The study by research company Arthur D. Little International concluded that the financial benefits to the Czech Republic government from duties and taxes paid by consumers, importers and tobacco businesses outweighed the costs of health care, lost working days and fires caused by cigarettes.
On top of that, it said, were the "indirect positive effects" of early deaths savings on health care, pensions, welfare and housing for the elderly. The government's net gain from the tobacco industry was $146 million, it said.
The study's conclusions were reported last week in The Wall Street Journal and since then have caused widespread buzz, eliciting response from columnists and television talk show hosts.
The incident has hurt the company's attempts to boost its reputation. It already has spent $100 million annually for positive advertising, donations and shelters for battered women to persuade the public it has changed its ways.
The company has canceled plans for similar studies in Poland, Slovakia, Hungary, and Slovenia, Parrish said.
The report was issued as part of a Philip Morris effort to lobby the Czech government against stricter health regulations on cigarettes.
Smoking rates in the Czech Republic are above average but declining, and the government must adopt some anti-smoking laws to join the European Union.
CBS News Correspondent Jim Axelrod reports the report indicated that smoking can save $30 million a year in health care, housing and pensions it won't have to pay to smokers who die before collecting.
Anti-tobacco groups said the study was offensive because it suggested that retired people have no value to society.
"Is it rational or ethical for a society or a government to consider the premature death of its population as preferable? We certainly don't think so," said Dr. Douglas Bettcher, coordinator of the World Health Organization's negotiations on a tobacco control treaty.
"No other company in the world would claim that killing its customers is good for society," said anti-smoking advocate Joe Cherner. "Philip Morris is not going to sit still and watch the Czech government prevent another generation of tobacco addiction and cost Philip Morris money."
Bettcher said the finding that cigarettes benefit the economy is debatable.

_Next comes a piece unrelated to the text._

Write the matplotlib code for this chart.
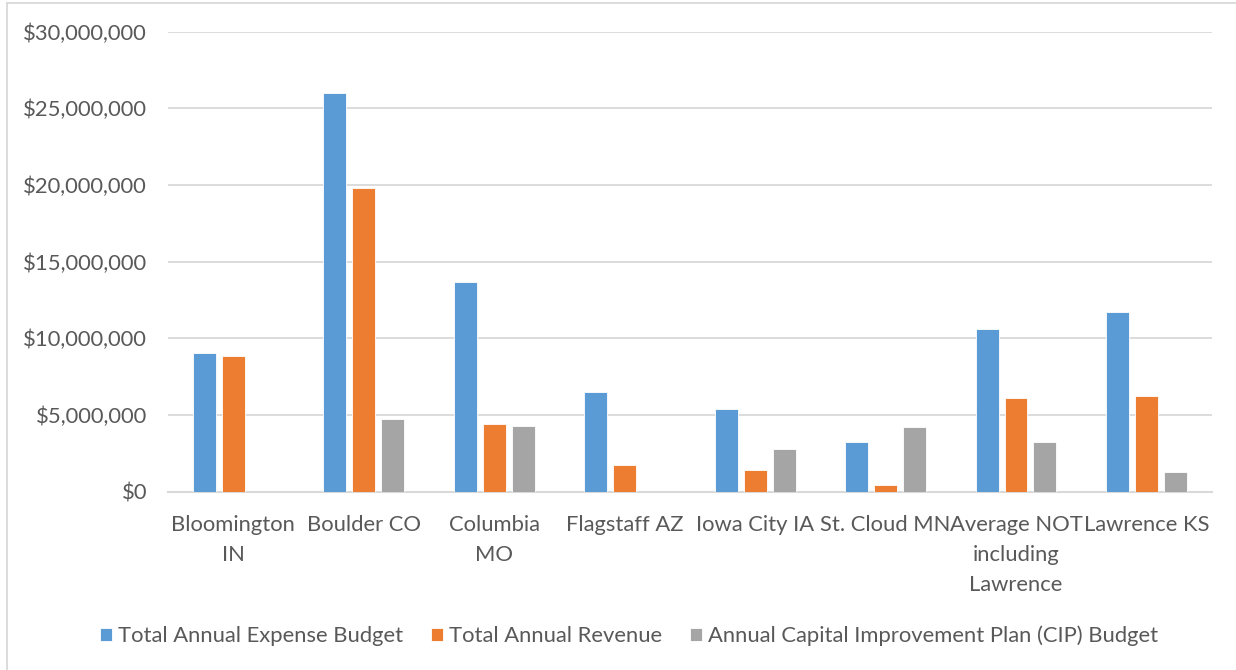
import matplotlib
matplotlib.use("Agg")
import matplotlib.pyplot as plt
from matplotlib.lines import Line2D
from matplotlib.ticker import FuncFormatter, MultipleLocator
import numpy as np

plt.rcParams['font.family'] = ['Lato', 'DejaVu Sans']

categories = ["Bloomington\nIN", "Boulder CO", "Columbia\nMO", "Flagstaff AZ",
              "Iowa City IA", "St. Cloud MN", "Average NOT\nincluding\nLawrence",
              "Lawrence KS"]
expense_budget = [9.03e6, 26.0e6, 13.7e6, 6.48e6, 5.39e6, 3.22e6, 10.63e6, 11.74e6]
annual_revenue = [8.87e6, 19.81e6, 4.44e6, 1.74e6, 1.41e6, 0.44e6, 6.13e6, 6.22e6]
cip_budget = [0, 4.74e6, 4.28e6, 0, 2.76e6, 4.2e6, 3.22e6, 1.28e6]
series_names = ["Total Annual Expense Budget", "Total Annual Revenue",
                "Annual Capital Improvement Plan (CIP) Budget"]
colors = ["#5B9BD5", "#ED7D31", "#A5A5A5"]

W, H = 1236, 670
fig = plt.figure(figsize=(W / 100, H / 100), dpi=100)
ax = fig.add_axes([168 / W, 1 - 491.7 / H, (1211.7 - 168) / W, (491.7 - 31.7) / H])

x = np.arange(len(categories))
pitch = 0.222
width = 0.176
for i, (vals, name, c) in enumerate(zip([expense_budget, annual_revenue, cip_budget],
                                        series_names, colors)):
    ax.bar(x + (i - 1) * pitch, vals, width, color=c, label=name,
           edgecolor="white", linewidth=0.6, zorder=3)

fs = 15.8
ax.set_xlim(-0.5, len(categories) - 0.5)
ax.set_ylim(0, 30e6)
ax.yaxis.set_major_locator(MultipleLocator(5e6))
ax.yaxis.set_major_formatter(FuncFormatter(lambda v, p: f"${v:,.0f}"))
ax.grid(axis="y", color="#D9D9D9", linewidth=1.3, zorder=0)
ax.set_axisbelow(True)
for s in ["top", "right", "left"]:
    ax.spines[s].set_visible(False)
ax.spines["bottom"].set_color("#D9D9D9")
ax.spines["bottom"].set_linewidth(1.5)
ax.tick_params(axis="both", length=0, colors="#595959", labelsize=fs)
ax.tick_params(axis="y", pad=15)
ax.tick_params(axis="x", pad=17)
ax.set_xticks(x)
ax.set_xticklabels(categories, linespacing=1.62)

leg = fig.legend(loc="center", bbox_to_anchor=(629 / W, 1 - 636 / H), ncol=3,
                 frameon=False, fontsize=fs, handlelength=0.55, handleheight=0.55,
                 handletextpad=0.25, columnspacing=1.3)
for t in leg.get_texts():
    t.set_color("#595959")

# chart frame
border = "#D9D9D9"
fig.add_artist(Line2D([7 / W, 7 / W], [0, 1 - 2.5 / H], transform=fig.transFigure,
                      color=border, linewidth=1.3))
fig.add_artist(Line2D([7 / W, 1], [1 - 2.5 / H, 1 - 2.5 / H], transform=fig.transFigure,
                      color=border, linewidth=1.3))

fig.savefig("out.png", dpi=100)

A World Bank report last year concluded that it was relatively easy to quantify the economic benefits of smoking, but much more difficult to measure the costs.
The Czech health ministry also criticized the study.
"No government can calculate with reports like that," said spokesman Otakar Cerny. "The health minister leads an irreconcilable struggle with smoking so that Czech citizens live long and healthy lives."
But some politicians in the Czech Republic were less critical.
Last year, Czech Prime Minister Milos Zeman said he smoked cigarettes to boost the country's budget, citing cigarette taxes and the chance he could die before reaching pension age.